> AIM: Retype the lines beneath this one, from the first through the line containing "PX_PER_Y = (H - MB) / Y_MAX". Pictures are left out.

> DATA BLOCK:
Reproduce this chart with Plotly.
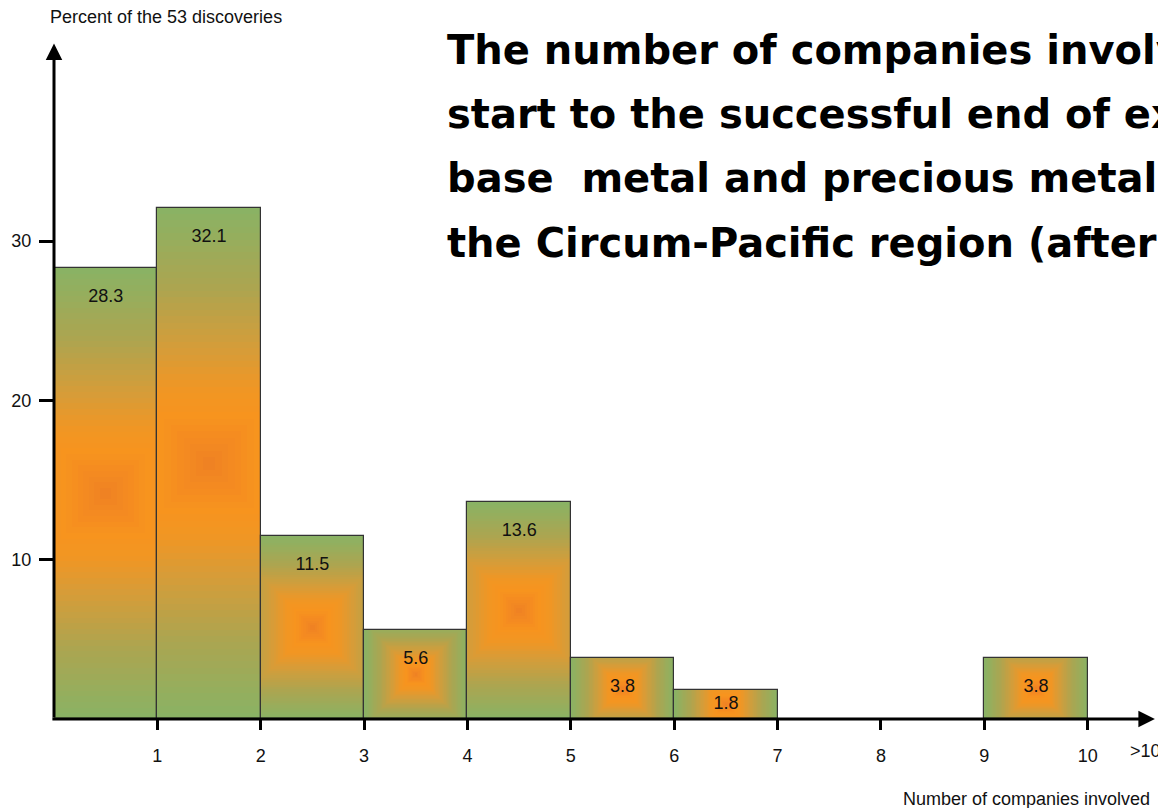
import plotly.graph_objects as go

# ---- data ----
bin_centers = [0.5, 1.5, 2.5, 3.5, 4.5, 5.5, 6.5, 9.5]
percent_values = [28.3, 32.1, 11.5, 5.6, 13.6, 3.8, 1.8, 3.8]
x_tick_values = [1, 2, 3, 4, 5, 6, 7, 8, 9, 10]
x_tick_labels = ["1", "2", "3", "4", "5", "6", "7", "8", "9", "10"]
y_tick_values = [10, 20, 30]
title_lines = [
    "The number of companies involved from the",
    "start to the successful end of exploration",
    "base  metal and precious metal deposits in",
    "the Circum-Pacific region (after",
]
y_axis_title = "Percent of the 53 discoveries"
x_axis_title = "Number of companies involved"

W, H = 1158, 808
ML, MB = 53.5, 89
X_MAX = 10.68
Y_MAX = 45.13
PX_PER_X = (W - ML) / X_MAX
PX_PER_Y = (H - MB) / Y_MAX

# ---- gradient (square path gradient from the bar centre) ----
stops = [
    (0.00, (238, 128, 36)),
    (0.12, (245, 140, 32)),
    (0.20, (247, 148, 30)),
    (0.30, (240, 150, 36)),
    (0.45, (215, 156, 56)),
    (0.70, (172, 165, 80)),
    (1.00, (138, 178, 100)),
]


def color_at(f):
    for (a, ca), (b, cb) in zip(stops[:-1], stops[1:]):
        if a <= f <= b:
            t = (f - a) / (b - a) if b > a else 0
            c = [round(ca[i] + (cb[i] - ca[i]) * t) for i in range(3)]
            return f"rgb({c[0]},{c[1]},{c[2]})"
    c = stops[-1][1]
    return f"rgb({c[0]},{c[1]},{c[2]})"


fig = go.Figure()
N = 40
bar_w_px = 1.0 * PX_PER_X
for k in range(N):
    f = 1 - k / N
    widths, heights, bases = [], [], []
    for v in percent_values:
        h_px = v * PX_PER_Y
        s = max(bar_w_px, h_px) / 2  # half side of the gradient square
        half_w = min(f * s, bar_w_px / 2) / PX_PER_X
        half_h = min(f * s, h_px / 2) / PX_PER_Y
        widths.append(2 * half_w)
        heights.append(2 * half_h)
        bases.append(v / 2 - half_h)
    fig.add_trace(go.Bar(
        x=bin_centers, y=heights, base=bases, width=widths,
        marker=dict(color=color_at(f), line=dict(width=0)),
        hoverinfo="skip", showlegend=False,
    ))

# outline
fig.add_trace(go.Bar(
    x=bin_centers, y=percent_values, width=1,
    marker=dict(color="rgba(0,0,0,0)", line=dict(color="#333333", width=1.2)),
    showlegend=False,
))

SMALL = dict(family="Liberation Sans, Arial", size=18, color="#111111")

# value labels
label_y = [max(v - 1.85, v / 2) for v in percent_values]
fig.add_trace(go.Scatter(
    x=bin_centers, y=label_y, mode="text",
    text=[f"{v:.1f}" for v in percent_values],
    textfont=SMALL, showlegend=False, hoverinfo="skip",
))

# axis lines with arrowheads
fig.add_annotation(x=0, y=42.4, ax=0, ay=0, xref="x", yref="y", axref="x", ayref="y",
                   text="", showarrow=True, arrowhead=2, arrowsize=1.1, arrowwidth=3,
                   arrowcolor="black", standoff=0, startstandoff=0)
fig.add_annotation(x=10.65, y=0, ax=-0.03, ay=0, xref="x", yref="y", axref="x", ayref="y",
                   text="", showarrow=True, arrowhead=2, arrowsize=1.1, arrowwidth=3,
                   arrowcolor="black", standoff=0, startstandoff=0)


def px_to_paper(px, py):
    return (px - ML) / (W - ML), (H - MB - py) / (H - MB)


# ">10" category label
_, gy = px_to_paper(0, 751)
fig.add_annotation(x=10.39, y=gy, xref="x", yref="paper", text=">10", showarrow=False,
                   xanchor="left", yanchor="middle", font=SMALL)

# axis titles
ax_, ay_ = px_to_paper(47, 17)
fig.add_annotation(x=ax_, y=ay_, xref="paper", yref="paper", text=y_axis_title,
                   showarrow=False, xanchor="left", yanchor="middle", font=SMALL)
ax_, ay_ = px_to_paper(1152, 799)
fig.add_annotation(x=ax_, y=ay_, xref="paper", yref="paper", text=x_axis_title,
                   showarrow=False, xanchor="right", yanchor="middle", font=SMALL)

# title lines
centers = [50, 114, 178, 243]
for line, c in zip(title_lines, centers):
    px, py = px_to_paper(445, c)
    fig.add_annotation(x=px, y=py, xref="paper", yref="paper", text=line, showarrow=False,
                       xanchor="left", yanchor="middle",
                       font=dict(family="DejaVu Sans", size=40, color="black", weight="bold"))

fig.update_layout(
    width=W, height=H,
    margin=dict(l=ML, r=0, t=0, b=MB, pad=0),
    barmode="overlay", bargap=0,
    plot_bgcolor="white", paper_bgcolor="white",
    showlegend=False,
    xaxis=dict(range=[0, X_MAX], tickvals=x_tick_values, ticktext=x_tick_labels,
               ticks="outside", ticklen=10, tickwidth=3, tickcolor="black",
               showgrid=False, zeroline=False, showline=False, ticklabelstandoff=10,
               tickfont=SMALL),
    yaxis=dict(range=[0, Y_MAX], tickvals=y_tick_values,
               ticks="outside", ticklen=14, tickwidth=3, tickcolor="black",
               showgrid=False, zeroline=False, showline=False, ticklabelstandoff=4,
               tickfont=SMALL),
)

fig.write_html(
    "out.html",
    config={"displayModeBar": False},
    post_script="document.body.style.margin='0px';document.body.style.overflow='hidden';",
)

> WORKED SOLUTION:
Reproduce this chart with Plotly.
import plotly.graph_objects as go

# ---- data ----
bin_centers = [0.5, 1.5, 2.5, 3.5, 4.5, 5.5, 6.5, 9.5]
percent_values = [28.3, 32.1, 11.5, 5.6, 13.6, 3.8, 1.8, 3.8]
x_tick_values = [1, 2, 3, 4, 5, 6, 7, 8, 9, 10]
x_tick_labels = ["1", "2", "3", "4", "5", "6", "7", "8", "9", "10"]
y_tick_values = [10, 20, 30]
title_lines = [
    "The number of companies involved from the",
    "start to the successful end of exploration",
    "base  metal and precious metal deposits in",
    "the Circum-Pacific region (after",
]
y_axis_title = "Percent of the 53 discoveries"
x_axis_title = "Number of companies involved"

W, H = 1158, 808
ML, MB = 53.5, 89
X_MAX = 10.68
Y_MAX = 45.13
PX_PER_X = (W - ML) / X_MAX
PX_PER_Y = (H - MB) / Y_MAX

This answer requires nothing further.